The task ▸
Would you pull out every line of the material that contains the string "Output"?
### Recorded data ###
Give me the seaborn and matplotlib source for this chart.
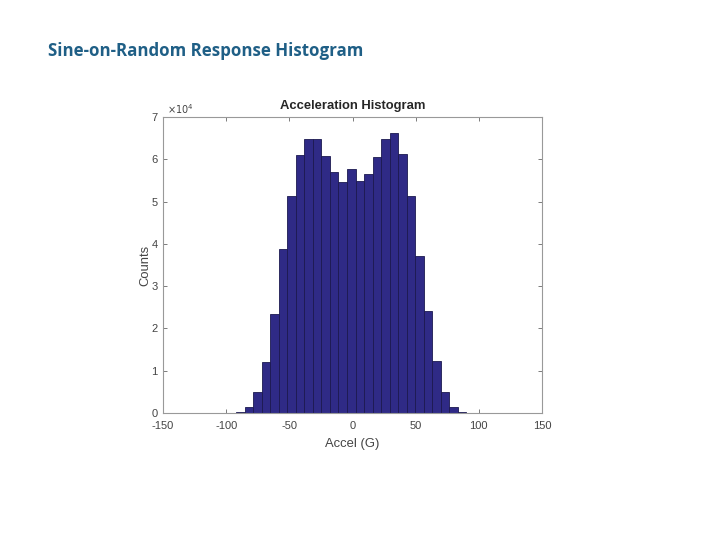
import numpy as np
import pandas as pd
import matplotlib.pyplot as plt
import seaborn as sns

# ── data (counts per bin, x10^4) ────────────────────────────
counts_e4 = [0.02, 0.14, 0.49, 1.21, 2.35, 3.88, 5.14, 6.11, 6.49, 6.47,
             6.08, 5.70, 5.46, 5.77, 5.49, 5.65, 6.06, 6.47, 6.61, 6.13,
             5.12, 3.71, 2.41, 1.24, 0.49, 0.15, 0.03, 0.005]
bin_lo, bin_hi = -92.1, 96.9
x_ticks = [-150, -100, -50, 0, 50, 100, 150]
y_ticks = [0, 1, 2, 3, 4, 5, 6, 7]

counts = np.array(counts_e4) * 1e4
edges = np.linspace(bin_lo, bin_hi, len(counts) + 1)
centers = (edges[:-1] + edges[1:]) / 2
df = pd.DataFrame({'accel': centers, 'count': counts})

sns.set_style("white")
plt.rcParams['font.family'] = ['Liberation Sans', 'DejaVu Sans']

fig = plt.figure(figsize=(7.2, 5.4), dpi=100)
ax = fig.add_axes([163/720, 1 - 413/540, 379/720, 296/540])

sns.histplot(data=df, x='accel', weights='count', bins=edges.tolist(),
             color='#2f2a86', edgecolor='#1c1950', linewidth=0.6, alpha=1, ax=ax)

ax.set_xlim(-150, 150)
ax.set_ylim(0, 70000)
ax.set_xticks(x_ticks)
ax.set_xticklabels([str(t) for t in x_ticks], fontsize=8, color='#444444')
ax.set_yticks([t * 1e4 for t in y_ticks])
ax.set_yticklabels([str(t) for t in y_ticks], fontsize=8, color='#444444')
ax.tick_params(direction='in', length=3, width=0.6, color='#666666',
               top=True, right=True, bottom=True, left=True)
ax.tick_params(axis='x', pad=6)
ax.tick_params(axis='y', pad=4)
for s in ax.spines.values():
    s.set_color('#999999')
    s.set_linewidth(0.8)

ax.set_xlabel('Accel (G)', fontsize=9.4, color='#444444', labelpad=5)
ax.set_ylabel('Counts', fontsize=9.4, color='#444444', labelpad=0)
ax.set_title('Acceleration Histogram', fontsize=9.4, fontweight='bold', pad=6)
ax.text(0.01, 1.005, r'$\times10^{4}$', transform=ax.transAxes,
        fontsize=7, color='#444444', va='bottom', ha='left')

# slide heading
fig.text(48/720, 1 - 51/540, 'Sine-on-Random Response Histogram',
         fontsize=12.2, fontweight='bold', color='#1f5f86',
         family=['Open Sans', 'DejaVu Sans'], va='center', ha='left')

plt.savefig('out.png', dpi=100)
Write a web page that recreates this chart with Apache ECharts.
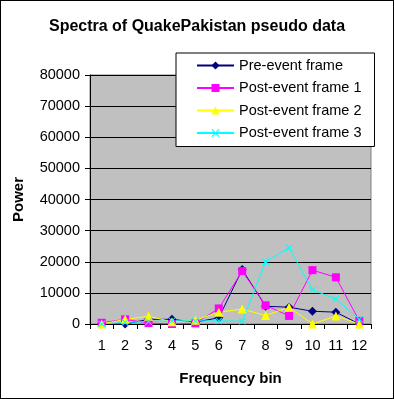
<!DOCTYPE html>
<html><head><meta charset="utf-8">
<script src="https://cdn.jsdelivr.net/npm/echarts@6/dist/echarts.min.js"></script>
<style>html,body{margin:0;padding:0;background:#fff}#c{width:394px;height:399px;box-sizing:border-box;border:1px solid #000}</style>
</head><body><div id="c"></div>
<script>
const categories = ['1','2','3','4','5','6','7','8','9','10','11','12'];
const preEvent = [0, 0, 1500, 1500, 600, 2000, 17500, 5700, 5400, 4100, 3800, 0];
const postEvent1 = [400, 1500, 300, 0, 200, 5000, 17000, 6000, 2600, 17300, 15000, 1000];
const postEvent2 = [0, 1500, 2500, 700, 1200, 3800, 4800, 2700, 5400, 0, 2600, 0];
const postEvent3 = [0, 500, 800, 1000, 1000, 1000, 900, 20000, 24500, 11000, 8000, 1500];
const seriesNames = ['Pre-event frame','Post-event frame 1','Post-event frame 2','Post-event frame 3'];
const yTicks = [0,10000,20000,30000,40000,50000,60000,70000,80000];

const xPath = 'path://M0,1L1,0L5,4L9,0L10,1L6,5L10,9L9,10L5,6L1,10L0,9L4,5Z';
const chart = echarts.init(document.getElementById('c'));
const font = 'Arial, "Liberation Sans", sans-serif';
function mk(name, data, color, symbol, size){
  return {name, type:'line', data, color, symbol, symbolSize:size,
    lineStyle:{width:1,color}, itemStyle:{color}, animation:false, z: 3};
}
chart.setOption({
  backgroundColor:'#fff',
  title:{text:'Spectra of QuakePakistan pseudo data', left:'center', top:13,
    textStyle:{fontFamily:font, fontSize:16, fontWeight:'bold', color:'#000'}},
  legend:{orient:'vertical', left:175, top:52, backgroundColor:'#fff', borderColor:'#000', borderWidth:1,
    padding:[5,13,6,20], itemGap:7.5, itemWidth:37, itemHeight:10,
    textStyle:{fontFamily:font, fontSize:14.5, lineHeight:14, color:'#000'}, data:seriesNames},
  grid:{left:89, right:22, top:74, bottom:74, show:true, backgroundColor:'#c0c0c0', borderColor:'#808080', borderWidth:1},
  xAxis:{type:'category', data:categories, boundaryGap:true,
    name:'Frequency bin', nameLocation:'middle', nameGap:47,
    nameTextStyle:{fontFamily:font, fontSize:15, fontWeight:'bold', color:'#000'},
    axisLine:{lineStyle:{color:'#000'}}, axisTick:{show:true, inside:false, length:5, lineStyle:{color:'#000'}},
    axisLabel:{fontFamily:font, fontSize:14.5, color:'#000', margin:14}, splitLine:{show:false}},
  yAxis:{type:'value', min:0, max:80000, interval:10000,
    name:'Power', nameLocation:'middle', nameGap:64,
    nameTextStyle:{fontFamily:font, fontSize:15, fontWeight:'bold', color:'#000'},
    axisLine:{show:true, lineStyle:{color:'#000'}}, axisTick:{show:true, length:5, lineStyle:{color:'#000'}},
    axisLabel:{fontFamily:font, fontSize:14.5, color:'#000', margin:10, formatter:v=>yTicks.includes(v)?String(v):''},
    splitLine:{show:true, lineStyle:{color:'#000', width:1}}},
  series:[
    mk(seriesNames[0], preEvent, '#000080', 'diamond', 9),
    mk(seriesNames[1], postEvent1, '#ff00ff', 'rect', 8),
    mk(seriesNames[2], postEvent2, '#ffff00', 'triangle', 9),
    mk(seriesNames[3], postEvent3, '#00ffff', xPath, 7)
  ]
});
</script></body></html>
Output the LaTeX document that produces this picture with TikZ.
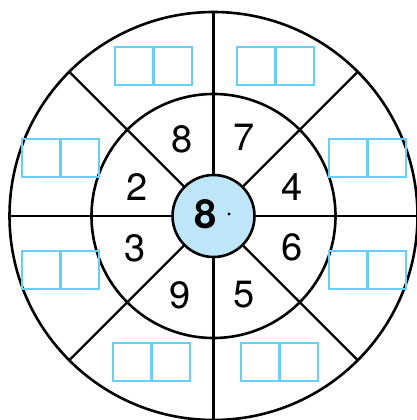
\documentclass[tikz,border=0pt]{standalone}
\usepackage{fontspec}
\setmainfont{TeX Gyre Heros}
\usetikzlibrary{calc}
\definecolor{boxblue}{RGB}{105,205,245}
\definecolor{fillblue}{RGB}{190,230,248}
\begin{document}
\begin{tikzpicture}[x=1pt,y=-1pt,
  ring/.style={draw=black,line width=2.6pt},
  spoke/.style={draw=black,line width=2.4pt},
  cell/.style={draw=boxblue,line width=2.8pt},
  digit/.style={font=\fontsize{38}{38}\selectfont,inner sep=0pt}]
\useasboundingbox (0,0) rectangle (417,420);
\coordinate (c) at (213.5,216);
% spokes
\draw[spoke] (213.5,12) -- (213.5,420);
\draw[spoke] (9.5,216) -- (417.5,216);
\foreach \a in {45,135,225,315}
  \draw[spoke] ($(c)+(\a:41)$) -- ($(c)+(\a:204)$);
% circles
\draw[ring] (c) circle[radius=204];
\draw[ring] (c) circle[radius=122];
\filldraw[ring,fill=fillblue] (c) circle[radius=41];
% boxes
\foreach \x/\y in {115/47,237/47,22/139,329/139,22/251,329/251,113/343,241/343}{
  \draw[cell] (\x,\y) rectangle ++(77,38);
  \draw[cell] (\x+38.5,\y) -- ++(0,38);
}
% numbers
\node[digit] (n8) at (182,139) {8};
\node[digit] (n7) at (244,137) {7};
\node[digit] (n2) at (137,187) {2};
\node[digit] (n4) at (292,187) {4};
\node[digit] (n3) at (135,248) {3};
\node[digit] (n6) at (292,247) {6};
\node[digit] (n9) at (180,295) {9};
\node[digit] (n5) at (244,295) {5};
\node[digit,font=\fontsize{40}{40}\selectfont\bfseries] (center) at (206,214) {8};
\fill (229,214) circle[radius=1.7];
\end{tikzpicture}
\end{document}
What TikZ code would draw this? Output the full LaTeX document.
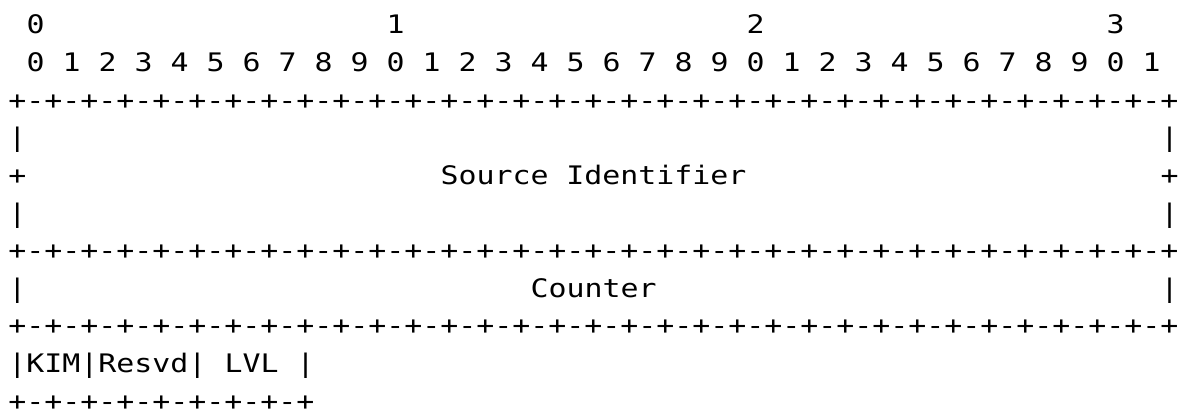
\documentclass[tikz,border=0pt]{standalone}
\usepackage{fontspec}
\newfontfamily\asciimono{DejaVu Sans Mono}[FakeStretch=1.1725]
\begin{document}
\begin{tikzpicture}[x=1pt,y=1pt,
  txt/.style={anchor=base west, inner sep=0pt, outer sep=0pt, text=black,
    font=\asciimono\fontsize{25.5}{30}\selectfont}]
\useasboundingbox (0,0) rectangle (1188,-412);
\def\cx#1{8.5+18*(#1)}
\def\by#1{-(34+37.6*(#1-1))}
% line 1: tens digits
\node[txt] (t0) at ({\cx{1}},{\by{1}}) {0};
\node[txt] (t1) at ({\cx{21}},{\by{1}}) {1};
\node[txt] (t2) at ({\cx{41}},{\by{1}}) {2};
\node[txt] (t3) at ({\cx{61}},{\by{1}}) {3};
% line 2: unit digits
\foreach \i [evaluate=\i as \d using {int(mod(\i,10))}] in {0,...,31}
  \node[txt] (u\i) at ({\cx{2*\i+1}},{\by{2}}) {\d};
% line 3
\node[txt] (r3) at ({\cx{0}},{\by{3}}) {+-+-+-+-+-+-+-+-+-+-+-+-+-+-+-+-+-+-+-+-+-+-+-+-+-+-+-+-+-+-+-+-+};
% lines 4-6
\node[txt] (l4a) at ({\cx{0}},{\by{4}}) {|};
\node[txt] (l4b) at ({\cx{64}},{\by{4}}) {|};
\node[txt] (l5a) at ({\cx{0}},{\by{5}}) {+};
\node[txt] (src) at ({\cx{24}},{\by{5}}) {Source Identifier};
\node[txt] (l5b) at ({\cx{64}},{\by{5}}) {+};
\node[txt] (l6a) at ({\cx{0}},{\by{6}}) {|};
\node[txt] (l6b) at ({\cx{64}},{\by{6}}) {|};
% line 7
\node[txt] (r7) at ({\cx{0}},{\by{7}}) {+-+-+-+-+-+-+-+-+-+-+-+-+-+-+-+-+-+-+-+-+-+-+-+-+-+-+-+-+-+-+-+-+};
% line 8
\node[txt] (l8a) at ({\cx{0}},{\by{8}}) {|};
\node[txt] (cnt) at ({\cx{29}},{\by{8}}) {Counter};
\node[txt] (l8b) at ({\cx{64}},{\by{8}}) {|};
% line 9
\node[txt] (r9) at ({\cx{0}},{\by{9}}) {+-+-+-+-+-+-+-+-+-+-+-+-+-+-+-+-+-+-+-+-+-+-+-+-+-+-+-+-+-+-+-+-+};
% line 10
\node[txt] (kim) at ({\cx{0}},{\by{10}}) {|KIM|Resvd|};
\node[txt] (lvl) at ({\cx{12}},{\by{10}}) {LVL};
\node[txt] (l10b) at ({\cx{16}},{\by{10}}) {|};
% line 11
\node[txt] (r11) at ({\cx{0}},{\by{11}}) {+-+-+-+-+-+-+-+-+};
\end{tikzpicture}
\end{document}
###
The reply ▸
Output the LaTeX document that produces this picture with TikZ.
What TikZ code would draw this? Output the full LaTeX document.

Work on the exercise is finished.